DATASET SECTION:
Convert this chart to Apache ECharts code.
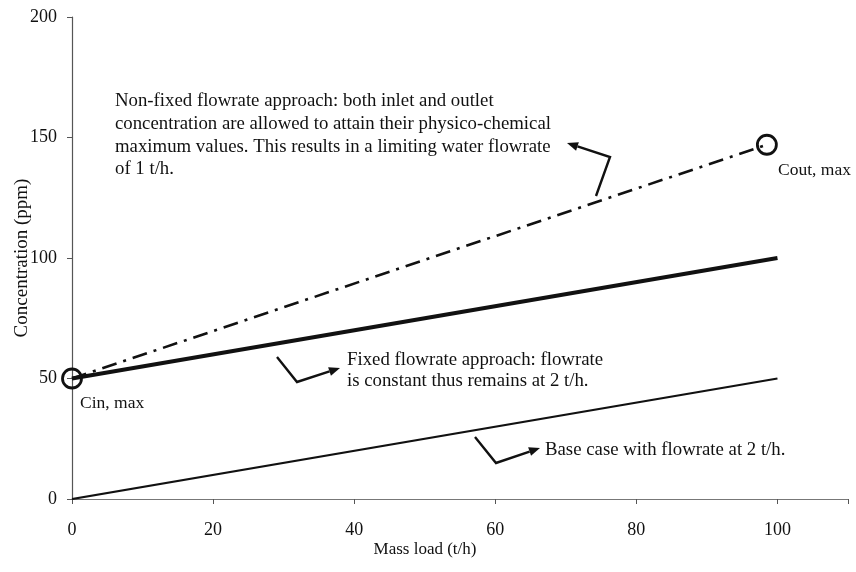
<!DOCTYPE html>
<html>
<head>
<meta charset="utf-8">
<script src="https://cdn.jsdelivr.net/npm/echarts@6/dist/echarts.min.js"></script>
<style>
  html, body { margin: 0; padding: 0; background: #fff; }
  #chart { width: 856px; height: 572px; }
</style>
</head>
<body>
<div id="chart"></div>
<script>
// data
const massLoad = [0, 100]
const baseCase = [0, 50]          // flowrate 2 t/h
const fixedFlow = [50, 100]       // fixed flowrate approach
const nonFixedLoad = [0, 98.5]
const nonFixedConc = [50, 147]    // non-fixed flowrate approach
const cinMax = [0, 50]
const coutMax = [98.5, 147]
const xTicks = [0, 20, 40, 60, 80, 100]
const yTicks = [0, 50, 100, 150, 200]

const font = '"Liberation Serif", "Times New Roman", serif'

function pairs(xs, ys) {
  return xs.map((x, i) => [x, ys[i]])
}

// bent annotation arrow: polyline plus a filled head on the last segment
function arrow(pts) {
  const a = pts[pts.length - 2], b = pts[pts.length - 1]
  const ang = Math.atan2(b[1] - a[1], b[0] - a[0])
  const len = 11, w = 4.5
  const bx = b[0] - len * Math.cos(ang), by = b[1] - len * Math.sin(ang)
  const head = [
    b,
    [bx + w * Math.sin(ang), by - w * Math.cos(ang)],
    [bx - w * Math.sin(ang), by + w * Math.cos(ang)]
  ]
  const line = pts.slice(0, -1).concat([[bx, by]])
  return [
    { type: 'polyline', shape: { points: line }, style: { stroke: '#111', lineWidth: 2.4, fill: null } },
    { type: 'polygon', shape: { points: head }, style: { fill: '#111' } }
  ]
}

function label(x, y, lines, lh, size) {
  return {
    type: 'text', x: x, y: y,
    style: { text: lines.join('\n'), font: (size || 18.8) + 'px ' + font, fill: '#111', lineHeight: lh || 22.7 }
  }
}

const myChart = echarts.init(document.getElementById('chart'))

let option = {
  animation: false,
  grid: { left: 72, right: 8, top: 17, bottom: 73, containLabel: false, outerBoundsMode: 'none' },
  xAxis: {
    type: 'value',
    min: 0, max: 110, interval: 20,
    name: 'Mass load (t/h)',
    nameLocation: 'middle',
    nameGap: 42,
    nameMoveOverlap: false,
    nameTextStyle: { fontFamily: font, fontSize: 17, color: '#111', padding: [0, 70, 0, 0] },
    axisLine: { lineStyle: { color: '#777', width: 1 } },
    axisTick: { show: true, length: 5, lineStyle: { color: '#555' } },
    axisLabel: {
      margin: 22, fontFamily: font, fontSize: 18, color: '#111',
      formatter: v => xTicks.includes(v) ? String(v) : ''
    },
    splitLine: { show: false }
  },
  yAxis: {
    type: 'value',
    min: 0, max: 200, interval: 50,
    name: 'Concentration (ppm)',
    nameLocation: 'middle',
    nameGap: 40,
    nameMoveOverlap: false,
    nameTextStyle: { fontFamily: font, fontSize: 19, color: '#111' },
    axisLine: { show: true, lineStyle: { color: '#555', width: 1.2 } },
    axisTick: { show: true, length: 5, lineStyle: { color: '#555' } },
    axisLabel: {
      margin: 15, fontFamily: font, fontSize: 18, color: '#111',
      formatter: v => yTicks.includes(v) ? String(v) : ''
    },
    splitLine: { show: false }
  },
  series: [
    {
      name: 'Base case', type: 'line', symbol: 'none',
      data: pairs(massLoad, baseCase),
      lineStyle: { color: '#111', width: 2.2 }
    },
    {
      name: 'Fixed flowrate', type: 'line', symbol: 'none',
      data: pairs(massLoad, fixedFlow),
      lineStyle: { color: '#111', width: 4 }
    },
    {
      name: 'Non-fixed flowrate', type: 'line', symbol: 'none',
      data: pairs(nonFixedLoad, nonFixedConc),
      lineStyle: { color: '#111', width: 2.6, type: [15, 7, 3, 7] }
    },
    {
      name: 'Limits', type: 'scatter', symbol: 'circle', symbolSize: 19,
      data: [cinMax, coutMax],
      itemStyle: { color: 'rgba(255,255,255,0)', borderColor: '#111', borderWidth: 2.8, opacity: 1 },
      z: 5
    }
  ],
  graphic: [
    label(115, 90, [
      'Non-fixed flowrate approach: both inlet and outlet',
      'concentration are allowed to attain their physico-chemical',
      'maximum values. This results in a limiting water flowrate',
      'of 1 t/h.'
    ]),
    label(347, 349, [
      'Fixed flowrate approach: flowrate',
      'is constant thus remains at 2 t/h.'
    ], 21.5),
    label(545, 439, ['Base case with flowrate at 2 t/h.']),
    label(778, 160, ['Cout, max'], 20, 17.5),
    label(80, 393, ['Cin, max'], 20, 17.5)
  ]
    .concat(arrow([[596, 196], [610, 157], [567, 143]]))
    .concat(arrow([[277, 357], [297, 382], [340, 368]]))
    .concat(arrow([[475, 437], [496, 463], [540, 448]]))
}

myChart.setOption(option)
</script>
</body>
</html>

YOUR TASK: Leave out the pictures and reproduce the rest of the listing exactly.

EXERCISE ANSWER:
Convert this chart to Apache ECharts code.
<!DOCTYPE html>
<html>
<head>
<meta charset="utf-8">
<script src="https://cdn.jsdelivr.net/npm/echarts@6/dist/echarts.min.js"></script>
<style>
  html, body { margin: 0; padding: 0; background: #fff; }
  #chart { width: 856px; height: 572px; }
</style>
</head>
<body>
<div id="chart"></div>
<script>
// data
const massLoad = [0, 100]
const baseCase = [0, 50]          // flowrate 2 t/h
const fixedFlow = [50, 100]       // fixed flowrate approach
const nonFixedLoad = [0, 98.5]
const nonFixedConc = [50, 147]    // non-fixed flowrate approach
const cinMax = [0, 50]
const coutMax = [98.5, 147]
const xTicks = [0, 20, 40, 60, 80, 100]
const yTicks = [0, 50, 100, 150, 200]

const font = '"Liberation Serif", "Times New Roman", serif'

function pairs(xs, ys) {
  return xs.map((x, i) => [x, ys[i]])
}

// bent annotation arrow: polyline plus a filled head on the last segment
function arrow(pts) {
  const a = pts[pts.length - 2], b = pts[pts.length - 1]
  const ang = Math.atan2(b[1] - a[1], b[0] - a[0])
  const len = 11, w = 4.5
  const bx = b[0] - len * Math.cos(ang), by = b[1] - len * Math.sin(ang)
  const head = [
    b,
    [bx + w * Math.sin(ang), by - w * Math.cos(ang)],
    [bx - w * Math.sin(ang), by + w * Math.cos(ang)]
  ]
  const line = pts.slice(0, -1).concat([[bx, by]])
  return [
    { type: 'polyline', shape: { points: line }, style: { stroke: '#111', lineWidth: 2.4, fill: null } },
    { type: 'polygon', shape: { points: head }, style: { fill: '#111' } }
  ]
}

function label(x, y, lines, lh, size) {
  return {
    type: 'text', x: x, y: y,
    style: { text: lines.join('\n'), font: (size || 18.8) + 'px ' + font, fill: '#111', lineHeight: lh || 22.7 }
  }
}

const myChart = echarts.init(document.getElementById('chart'))

let option = {
  animation: false,
  grid: { left: 72, right: 8, top: 17, bottom: 73, containLabel: false, outerBoundsMode: 'none' },
  xAxis: {
    type: 'value',
    min: 0, max: 110, interval: 20,
    name: 'Mass load (t/h)',
    nameLocation: 'middle',
    nameGap: 42,
    nameMoveOverlap: false,
    nameTextStyle: { fontFamily: font, fontSize: 17, color: '#111', padding: [0, 70, 0, 0] },
    axisLine: { lineStyle: { color: '#777', width: 1 } },
    axisTick: { show: true, length: 5, lineStyle: { color: '#555' } },
    axisLabel: {
      margin: 22, fontFamily: font, fontSize: 18, color: '#111',
      formatter: v => xTicks.includes(v) ? String(v) : ''
    },
    splitLine: { show: false }
  },
  yAxis: {
    type: 'value',
    min: 0, max: 200, interval: 50,
    name: 'Concentration (ppm)',
    nameLocation: 'middle',
    nameGap: 40,
    nameMoveOverlap: false,
    nameTextStyle: { fontFamily: font, fontSize: 19, color: '#111' },
    axisLine: { show: true, lineStyle: { color: '#555', width: 1.2 } },
    axisTick: { show: true, length: 5, lineStyle: { color: '#555' } },
    axisLabel: {
      margin: 15, fontFamily: font, fontSize: 18, color: '#111',
      formatter: v => yTicks.includes(v) ? String(v) : ''
    },
    splitLine: { show: false }
  },
  series: [
    {
      name: 'Base case', type: 'line', symbol: 'none',
      data: pairs(massLoad, baseCase),
      lineStyle: { color: '#111', width: 2.2 }
    },
    {
      name: 'Fixed flowrate', type: 'line', symbol: 'none',
      data: pairs(massLoad, fixedFlow),
      lineStyle: { color: '#111', width: 4 }
    },
    {
      name: 'Non-fixed flowrate', type: 'line', symbol: 'none',
      data: pairs(nonFixedLoad, nonFixedConc),
      lineStyle: { color: '#111', width: 2.6, type: [15, 7, 3, 7] }
    },
    {
      name: 'Limits', type: 'scatter', symbol: 'circle', symbolSize: 19,
      data: [cinMax, coutMax],
      itemStyle: { color: 'rgba(255,255,255,0)', borderColor: '#111', borderWidth: 2.8, opacity: 1 },
      z: 5
    }
  ],
  graphic: [
    label(115, 90, [
      'Non-fixed flowrate approach: both inlet and outlet',
      'concentration are allowed to attain their physico-chemical',
      'maximum values. This results in a limiting water flowrate',
      'of 1 t/h.'
    ]),
    label(347, 349, [
      'Fixed flowrate approach: flowrate',
      'is constant thus remains at 2 t/h.'
    ], 21.5),
    label(545, 439, ['Base case with flowrate at 2 t/h.']),
    label(778, 160, ['Cout, max'], 20, 17.5),
    label(80, 393, ['Cin, max'], 20, 17.5)
  ]
    .concat(arrow([[596, 196], [610, 157], [567, 143]]))
    .concat(arrow([[277, 357], [297, 382], [340, 368]]))
    .concat(arrow([[475, 437], [496, 463], [540, 448]]))
}

myChart.setOption(option)
</script>
</body>
</html>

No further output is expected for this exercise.